CUTTING OUT, MAY, 1851.
"O
N the 11th, I was well enough, or imprudent enough, to attempt a seal hunt. Our mean temperature had sunk to 19° 5\ and the snow-crust was strong enough to bear. A gale had swept away the loose, fleecy drifts of the fortnight before, exposing the familiar surface of the older snow. I walked over it as I did in April.
“Reaching the seat of the open water to the northward, I found it closed by young ice, an extensive surface frail and unsafe. About a quarter of a mile from the edge of the old floe, almost in the centre of this recent lead, was a seal. The temptations of the flesh were too much for me: I ventured the ice, crawled on my belly, and reached long-shot distance.
“The animal thus laboriously stalked was large; a hirsute, bearded fellow, with the true plantigrade countenance. All his senses were devoted to enjoyment: he wallowed in the sludge, stretched out in the sunshine, played with his flippers, lying on his back, much as a heavy horse does in a skin-loosening roll.

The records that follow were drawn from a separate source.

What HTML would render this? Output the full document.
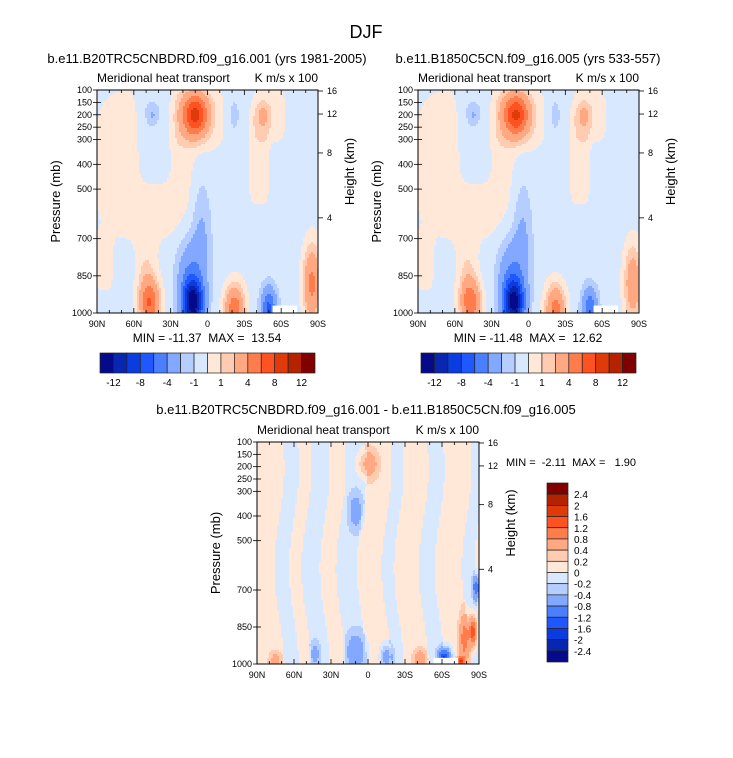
<!DOCTYPE html>
<html><head><meta charset="utf-8"><style>
html,body{margin:0;padding:0;background:#fff;}
svg{display:block;font-family:"Liberation Sans",Arial,sans-serif;}
svg text{white-space:pre;}
</style></head><body>
<svg id="fig" width="733" height="758" viewBox="0 0 733 758">
<text x="366" y="38" font-size="18" text-anchor="middle">DJF</text>
</svg>
<script>
// ---- data ----
const xTickLabels = ["90N","60N","30N","0","30S","60S","90S"];
const xTickLats = [90,60,30,0,-30,-60,-90];
const pTicks = [100,150,200,250,300,400,500,700,850,1000];
const heightTicks = ["16","12","8","4"];
const heightTickP = [104,197,354,616];
const levelsAbs = [-12,-10,-8,-6,-4,-2,-1,0,1,2,4,6,8,10,12];
const levelsAbsLabels = ["-12","-8","-4","-1","1","4","8","12"];
const levelsDiff = [-2.4,-2,-1.6,-1.2,-0.8,-0.4,-0.2,0,0.2,0.4,0.8,1.2,1.6,2,2.4];
const levelsDiffLabels = ["2.4","2","1.6","1.2","0.8","0.4","0.2","0","-0.2","-0.4","-0.8","-1.2","-1.6","-2","-2.4"];
const colors = ['#050a8a','#0826b0','#0a3ce0','#1f58ff','#4a80ff','#82a8ff','#b6ceff','#d8e8ff','#ffe8d8','#ffccb2','#ffa882','#ff7c4c','#ff5222','#e03a0a','#b42200','#800000'];
// blobs: [lat, pressure, sigmaLat, sigmaP, amplitude, power]  (power 4 = flat rectangular plateau)
const blobs1 = [
 [48,400,47,330,1,4],[43,260,15,240,-1,4],[8,210,22,130,1,4],[84,800,7,120,1,4],
 [-50,200,14,120,1,4],[-42,380,9,200,1,4],
 [10,200,10,80,8,2],[45,200,5,40,-1.5,2],[-22,200,3,50,-1.5,2],[-45,200,6,50,1.6,2],
 [12,960,8,90,-12,2],[5,700,8,250,-2,2],[15,850,10,150,-3,2],
 [47,960,8,90,6,2],[50,850,8,150,1.5,2],[-22,990,8,100,6,2],[-50,980,6,80,-6,2],[-85,880,7,150,5,2]
];
const blobs2 = [
 [48,400,47,330,1,4],[43,260,15,240,-1,4],[8,210,22,130,1,4],[84,800,7,120,1,4],
 [-50,200,14,120,1,4],[-42,380,9,200,1,4],
 [10,200,10,80,7.5,2],[45,200,5,40,-1.5,2],[-22,200,3,50,-1.5,2],[-45,200,6,50,1.6,2],
 [12,960,8,90,-11.5,2],[5,700,8,250,-2,2],[15,850,10,150,-3,2],
 [47,960,8,90,5.5,2],[50,850,8,150,1.5,2],[-22,990,8,100,5.5,2],[-50,980,6,80,-5,2],[-85,880,7,150,4,2]
];
const bandEdges3 = [90,72,60,50,35,22,5,-15,-25,-45,-58,-80,-90];
const bandVals3 = [0.1,-0.1,0.1,-0.1,0.1,-0.1,0.1,-0.1,0.1,-0.1,0.1,-0.1];
const blobs3 = [
 [0,190,8,60,0.6,2],[10,380,6,80,-0.5,2],[10,950,8,80,-0.6,2],[-15,970,5,50,-0.7,2],
 [-42,980,5,40,0.6,2],[-62,975,5,40,-1.6,2],[-78,900,4,100,0.9,2],[-85,870,3,60,1.5,2],
 [-88,690,3,50,-1.2,2],[43,960,4,50,-0.5,2],[-75,990,3,20,1.4,2],[75,990,5,40,0.5,2]
];
// missing-data patches [latFrom, latTo, pFrom, pTo]
const missing12 = [[-53,-73,970,1000]];
const missing3 = [[-53,-73,975,1000]];

const NS = "http://www.w3.org/2000/svg";
const svg = document.getElementById('fig');
function el(tag, attrs, parent, txt){
  const e = document.createElementNS(NS, tag);
  for (const k in attrs) e.setAttribute(k, attrs[k]);
  if (txt !== undefined) e.textContent = txt;
  (parent || svg).appendChild(e);
  return e;
}
function fieldVal(lat, p, blobs, base){
  let v = base;
  for (const b of blobs){
    const dx = (lat-b[0])/b[2], dy = (p-b[1])/b[3];
    let r;
    if (b[5]===4) r = dx*dx*dx*dx + dy*dy*dy*dy;
    else r = dx*dx+dy*dy;
    v += b[4]*Math.exp(-r);
  }
  return v;
}
function bandBase(lat, p){
  const l = lat + Math.sin(p/130)*4;
  for (let i=0;i<bandVals3.length;i++){ if (l<=bandEdges3[i] && l>=bandEdges3[i+1]) return bandVals3[i]; }
  return 0.1;
}
function colorIdx(v, levels){
  let i=0; while(i<levels.length && v>=levels[i]) i++; return i;
}
function panel(opt){
  const {x0,y0,w,h,blobs,levels,bandMode,missing,name} = opt;
  const g = el('g', {}, svg);
  
  
  const xS = lat => x0 + (90-lat)/180*w;
  const yS = p => y0 + (p-100)/900*h;
  const cell = 2;
  const field = el('g', {'shape-rendering':'crispEdges'}, g);
  
  
  for (let yy=0; yy<h; yy+=cell){
    const p = 100 + (yy+cell/2)/h*900;
    let runStart = 0, runC = -1;
    for (let xx=0; ; xx+=cell){
      const end = xx>=w;
      let c = -1;
      if (!end){
        const lat = 90 - (xx+cell/2)/w*180;
        const base = bandMode ? bandBase(lat, p) : -0.5;
        c = colorIdx(fieldVal(lat,p,blobs,base), levels);
      }
      if (c!==runC){
        if (runC>=0){
          const r = el('rect', {x:x0+runStart, y:y0+yy, width:Math.min(xx,w)-runStart, height:Math.min(cell,h-yy), fill:colors[runC]}, field);
          
          
        }
        runStart = xx; runC = c;
      }
      if (end) break;
    }
  }
  for (const m of missing){
    const r = el('rect', {x:xS(m[0]), y:yS(m[2]), width:xS(m[1])-xS(m[0]), height:yS(m[3])-yS(m[2]), fill:'#fff'}, g);
    
    
  }
  const frame = el('rect', {x:x0, y:y0, width:w, height:h, fill:'none', stroke:'#000', 'stroke-width':1}, g);
  
  
  for (let lat=90; lat>=-90; lat-=10){
    const major = lat%30===0;
    const len = major?5:3;
    el('line', {x1:xS(lat), x2:xS(lat), y1:y0+h, y2:y0+h-len, stroke:'#000','stroke-width':0.8}, g);
    el('line', {x1:xS(lat), x2:xS(lat), y1:y0, y2:y0+len, stroke:'#000','stroke-width':0.8}, g);
  }
  xTickLabels.forEach((t,i)=>{
    const tx = el('text', {x:xS(xTickLats[i]), y:y0+h+14, 'font-size':9, 'text-anchor':'middle'}, g, t);
    
    
  });
  pTicks.forEach(p=>{
    el('line', {x1:x0-4, x2:x0+4, y1:yS(p), y2:yS(p), stroke:'#000','stroke-width':0.8}, g);
    const tx = el('text', {x:x0-5, y:yS(p)+3, 'font-size':9, 'text-anchor':'end'}, g, String(p));
    
    
  });
  heightTicks.forEach((t,i)=>{
    const y = yS(heightTickP[i]);
    el('line', {x1:x0+w, x2:x0+w+5, y1:y, y2:y, stroke:'#000','stroke-width':0.8}, g);
    const tx = el('text', {x:x0+w+9, y:y+3, 'font-size':9}, g, t);
    
    
  });
  let t = el('text', {x:x0, y:y0-8, 'font-size':12}, g, 'Meridional heat transport');
  
  
  t = el('text', {x:x0+w, y:y0-8, 'font-size':12, 'text-anchor':'end'}, g, 'K m/s x 100');
  
  
  t = el('text', {x:0, y:0, 'font-size':13, 'text-anchor':'middle', transform:`translate(${x0-37},${y0+h/2}) rotate(-90)`}, g, 'Pressure (mb)');
  
  
  t = el('text', {x:0, y:0, 'font-size':13, 'text-anchor':'middle', transform:`translate(${x0+w+36},${y0+h/2-30}) rotate(-90)`}, g, 'Height (km)');
  
  
}
function hColorbar(x0,y0,w,h,name){
  const g = el('g', {}, svg);
  
  
  const bw = w/colors.length;
  colors.forEach((c,i)=>{
    const r = el('rect', {x:x0+i*bw, y:y0, width:bw, height:h, fill:c, stroke:'#222','stroke-width':0.7}, g);
    
    
  });
  levelsAbsLabels.forEach((l,i)=>{
    const t = el('text', {x:x0+(1+2*i)*bw, y:y0+h+13, 'font-size':10, 'text-anchor':'middle'}, g, l);
    
    
  });
}
function vColorbar(x0,y0,w,h,name){
  const g = el('g', {}, svg);
  
  
  const bh = h/colors.length;
  colors.slice().reverse().forEach((c,i)=>{
    const r = el('rect', {x:x0, y:y0+i*bh, width:w, height:bh, fill:c, stroke:'#222','stroke-width':0.7}, g);
    
    
  });
  levelsDiffLabels.forEach((l,i)=>{
    const t = el('text', {x:x0+w+6, y:y0+(i+1)*bh+4, 'font-size':10}, g, l);
    
    
  });
}
function txt(x,y,s,size,anchor,name){
  const t = el('text', {x:x, y:y, 'font-size':size, 'text-anchor':anchor}, svg, s);
  
  
}
panel({x0:97,y0:90,w:221,h:223,blobs:blobs1,levels:levelsAbs,bandMode:false,missing:missing12,name:'panel-20thc'});
panel({x0:418,y0:90,w:221,h:223,blobs:blobs2,levels:levelsAbs,bandMode:false,missing:missing12,name:'panel-1850'});
panel({x0:257,y0:442,w:222,h:222,blobs:blobs3,levels:levelsDiff,bandMode:true,missing:missing3,name:'panel-difference'});
hColorbar(100,353,215,20,'colorbar-20thc');
hColorbar(421,353,215,20,'colorbar-1850');
vColorbar(547,483,21,179,'colorbar-difference');
txt(207,63,'b.e11.B20TRC5CNBDRD.f09_g16.001 (yrs 1981-2005)',13,'middle','subtitle-20thc');
txt(528,63,'b.e11.B1850C5CN.f09_g16.005 (yrs 533-557)',13,'middle','subtitle-1850');
txt(366,414,'b.e11.B20TRC5CNBDRD.f09_g16.001 - b.e11.B1850C5CN.f09_g16.005',13,'middle','subtitle-difference');
txt(207,342,'MIN = -11.37  MAX =  13.54',12,'middle','minmax-20thc');
txt(528,342,'MIN = -11.48  MAX =  12.62',12,'middle','minmax-1850');
txt(506,466,'MIN =  -2.11  MAX =   1.90',11,'start','minmax-difference');
</script>
</body></html>
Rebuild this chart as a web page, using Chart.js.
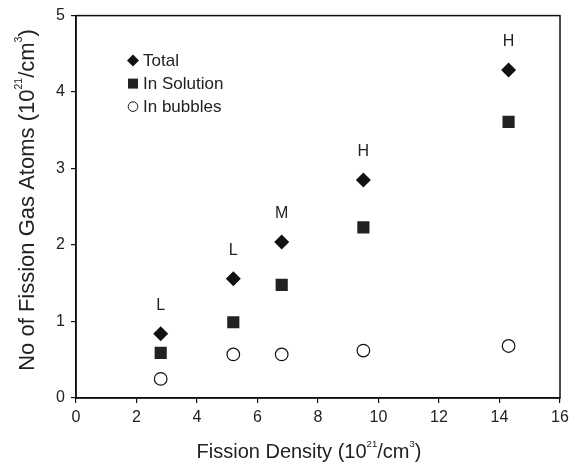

I rose to fire—and down he went. An unseen hole had received him: a lesson for future occasions. This hole was critically circular, beveled from the under surface, and symmetrically embanked round with the pulpacious material which he had excavated from the ice.
“Crawling back less actively than I had approached, my carbine arm broke through, carrying my gun and it up to the shoulder. It was very well, all things considered, that my body did not follow; for I was on a very rotten shell, and nearly two miles from the brigs, alone.
“Wednesday, 12. For the last fortnight, our ice-saw, under Murdaugh’s supervision, has been hard at work. To-day we have a trench opened to our gangway.